DO THIS :: Exclude the pictures, then copy all remaining records exactly.

Rows from a dataset of charts and code:
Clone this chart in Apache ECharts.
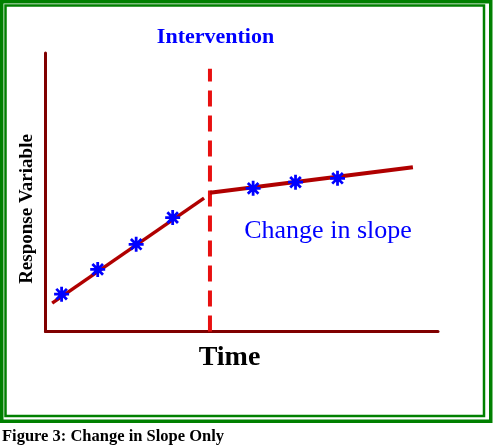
<!DOCTYPE html>
<html>
<head>
<meta charset="utf-8">
<script src="https://cdn.jsdelivr.net/npm/echarts@6/dist/echarts.min.js"></script>
<style>
html,body{margin:0;padding:0;background:#fff;}
#c{width:493px;height:447px;}
</style>
</head>
<body>
<div id="c"></div>
<script>
// ---- data ----
var prePoints = [[0.41, 1.34], [1.33, 2.23], [2.31, 3.13], [3.24, 4.09]];
var postPoints = [[5.29, 5.14], [6.37, 5.36], [7.44, 5.50]];
var preTrend = [[0.17, 1.02], [4.04, 4.79]];
var postTrend = [[4.19, 4.98], [9.36, 5.90]];
var interventionX = 4.19;
var interventionTop = 9.43;
var interventionLine = [[interventionX, 0], [interventionX, interventionTop]];
var labels = {
  intervention: 'Intervention',
  change: 'Change in slope',
  xName: 'Time',
  yName: 'Response Variable',
  caption: 'Figure 3: Change in Slope Only'
};

var asterisk = 'path://M-1.3,-7 L1.3,-7 L1.3,7 L-1.3,7 Z M-7,-1.3 L7,-1.3 L7,1.3 L-7,1.3 Z ' +
  'M-5.87,-4.03 L-4.03,-5.87 L5.87,4.03 L4.03,5.87 Z ' +
  'M-4.03,5.87 L-5.87,4.03 L4.03,-5.87 L5.87,-4.03 Z';

var chart = echarts.init(document.getElementById('c'), null, {renderer: 'canvas'});
var serif = '"Liberation Serif", "DejaVu Serif", serif';

chart.setOption({
  backgroundColor: '#ffffff',
  animation: false,
  grid: {left: 45.5, top: 53, right: 55, bottom: 115.5},
  xAxis: {
    type: 'value', min: 0, max: 10,
    axisLine: {show: true, lineStyle: {color: '#800000', width: 3}},
    axisTick: {show: false}, axisLabel: {show: false}, splitLine: {show: false}
  },
  yAxis: {
    type: 'value', min: 0, max: 10,
    axisLine: {show: true, lineStyle: {color: '#800000', width: 3}},
    axisTick: {show: false}, axisLabel: {show: false}, splitLine: {show: false}
  },
  series: [
    {
      type: 'line', data: interventionLine, symbol: 'none', z: 3,
      lineStyle: {color: '#e81010', width: 4, type: [16, 9], cap: 'butt'}
    },
    {
      type: 'line', data: preTrend, symbol: 'none', z: 4,
      lineStyle: {color: '#b00000', width: 3.5}
    },
    {
      type: 'line', data: postTrend, symbol: 'none', z: 4,
      lineStyle: {color: '#b00000', width: 4}
    },
    {
      type: 'scatter', data: prePoints.concat(postPoints), z: 5,
      symbol: asterisk, symbolSize: 15,
      itemStyle: {color: '#0000ff', opacity: 1}
    }
  ],
  graphic: [
    {type: 'rect', silent: true, shape: {x: 1.75, y: 1.75, width: 489, height: 419.5},
     style: {fill: 'none', stroke: '#008000', lineWidth: 3.5}},
    {type: 'rect', silent: true, shape: {x: 5.5, y: 5.5, width: 478.5, height: 410.5},
     style: {fill: 'none', stroke: '#008000', lineWidth: 2.5}},
    {type: 'text', x: 215.5, y: 37, silent: true,
     style: {text: labels.intervention, fill: '#0000ff', font: 'bold 22px ' + serif,
             textAlign: 'center', textVerticalAlign: 'middle'}},
    {type: 'text', x: 328, y: 231, silent: true,
     style: {text: labels.change, fill: '#0000ff', font: '26px ' + serif,
             textAlign: 'center', textVerticalAlign: 'middle'}},
    {type: 'text', x: 229.5, y: 358, silent: true,
     style: {text: labels.xName, fill: '#000000', font: 'bold 28px ' + serif,
             textAlign: 'center', textVerticalAlign: 'middle'}},
    {type: 'text', x: 27, y: 209, rotation: Math.PI / 2, silent: true,
     style: {text: labels.yName, fill: '#000000', font: 'bold 19px ' + serif,
             textAlign: 'center', textVerticalAlign: 'middle'}},
    {type: 'text', x: 2, y: 436.5, silent: true,
     style: {text: labels.caption, fill: '#000000', font: 'bold 16.5px ' + serif,
             textAlign: 'left', textVerticalAlign: 'middle'}}
  ]
});
</script>
</body>
</html>
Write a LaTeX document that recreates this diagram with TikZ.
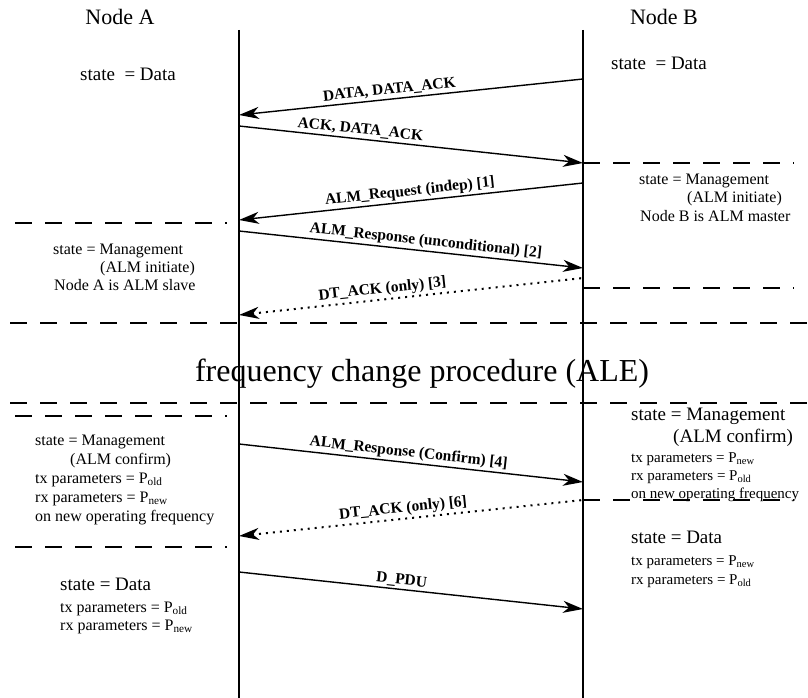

ANSWER TO THE EXERCISE ::
Clone this chart in Apache ECharts.
<!DOCTYPE html>
<html>
<head>
<meta charset="utf-8">
<script src="https://cdn.jsdelivr.net/npm/echarts@6/dist/echarts.min.js"></script>
<style>
html,body{margin:0;padding:0;background:#fff;}
#c{width:493px;height:447px;}
</style>
</head>
<body>
<div id="c"></div>
<script>
// ---- data ----
var prePoints = [[0.41, 1.34], [1.33, 2.23], [2.31, 3.13], [3.24, 4.09]];
var postPoints = [[5.29, 5.14], [6.37, 5.36], [7.44, 5.50]];
var preTrend = [[0.17, 1.02], [4.04, 4.79]];
var postTrend = [[4.19, 4.98], [9.36, 5.90]];
var interventionX = 4.19;
var interventionTop = 9.43;
var interventionLine = [[interventionX, 0], [interventionX, interventionTop]];
var labels = {
  intervention: 'Intervention',
  change: 'Change in slope',
  xName: 'Time',
  yName: 'Response Variable',
  caption: 'Figure 3: Change in Slope Only'
};

var asterisk = 'path://M-1.3,-7 L1.3,-7 L1.3,7 L-1.3,7 Z M-7,-1.3 L7,-1.3 L7,1.3 L-7,1.3 Z ' +
  'M-5.87,-4.03 L-4.03,-5.87 L5.87,4.03 L4.03,5.87 Z ' +
  'M-4.03,5.87 L-5.87,4.03 L4.03,-5.87 L5.87,-4.03 Z';

var chart = echarts.init(document.getElementById('c'), null, {renderer: 'canvas'});
var serif = '"Liberation Serif", "DejaVu Serif", serif';

chart.setOption({
  backgroundColor: '#ffffff',
  animation: false,
  grid: {left: 45.5, top: 53, right: 55, bottom: 115.5},
  xAxis: {
    type: 'value', min: 0, max: 10,
    axisLine: {show: true, lineStyle: {color: '#800000', width: 3}},
    axisTick: {show: false}, axisLabel: {show: false}, splitLine: {show: false}
  },
  yAxis: {
    type: 'value', min: 0, max: 10,
    axisLine: {show: true, lineStyle: {color: '#800000', width: 3}},
    axisTick: {show: false}, axisLabel: {show: false}, splitLine: {show: false}
  },
  series: [
    {
      type: 'line', data: interventionLine, symbol: 'none', z: 3,
      lineStyle: {color: '#e81010', width: 4, type: [16, 9], cap: 'butt'}
    },
    {
      type: 'line', data: preTrend, symbol: 'none', z: 4,
      lineStyle: {color: '#b00000', width: 3.5}
    },
    {
      type: 'line', data: postTrend, symbol: 'none', z: 4,
      lineStyle: {color: '#b00000', width: 4}
    },
    {
      type: 'scatter', data: prePoints.concat(postPoints), z: 5,
      symbol: asterisk, symbolSize: 15,
      itemStyle: {color: '#0000ff', opacity: 1}
    }
  ],
  graphic: [
    {type: 'rect', silent: true, shape: {x: 1.75, y: 1.75, width: 489, height: 419.5},
     style: {fill: 'none', stroke: '#008000', lineWidth: 3.5}},
    {type: 'rect', silent: true, shape: {x: 5.5, y: 5.5, width: 478.5, height: 410.5},
     style: {fill: 'none', stroke: '#008000', lineWidth: 2.5}},
    {type: 'text', x: 215.5, y: 37, silent: true,
     style: {text: labels.intervention, fill: '#0000ff', font: 'bold 22px ' + serif,
             textAlign: 'center', textVerticalAlign: 'middle'}},
    {type: 'text', x: 328, y: 231, silent: true,
     style: {text: labels.change, fill: '#0000ff', font: '26px ' + serif,
             textAlign: 'center', textVerticalAlign: 'middle'}},
    {type: 'text', x: 229.5, y: 358, silent: true,
     style: {text: labels.xName, fill: '#000000', font: 'bold 28px ' + serif,
             textAlign: 'center', textVerticalAlign: 'middle'}},
    {type: 'text', x: 27, y: 209, rotation: Math.PI / 2, silent: true,
     style: {text: labels.yName, fill: '#000000', font: 'bold 19px ' + serif,
             textAlign: 'center', textVerticalAlign: 'middle'}},
    {type: 'text', x: 2, y: 436.5, silent: true,
     style: {text: labels.caption, fill: '#000000', font: 'bold 16.5px ' + serif,
             textAlign: 'left', textVerticalAlign: 'middle'}}
  ]
});
</script>
</body>
</html>
Write a LaTeX document that recreates this diagram with TikZ.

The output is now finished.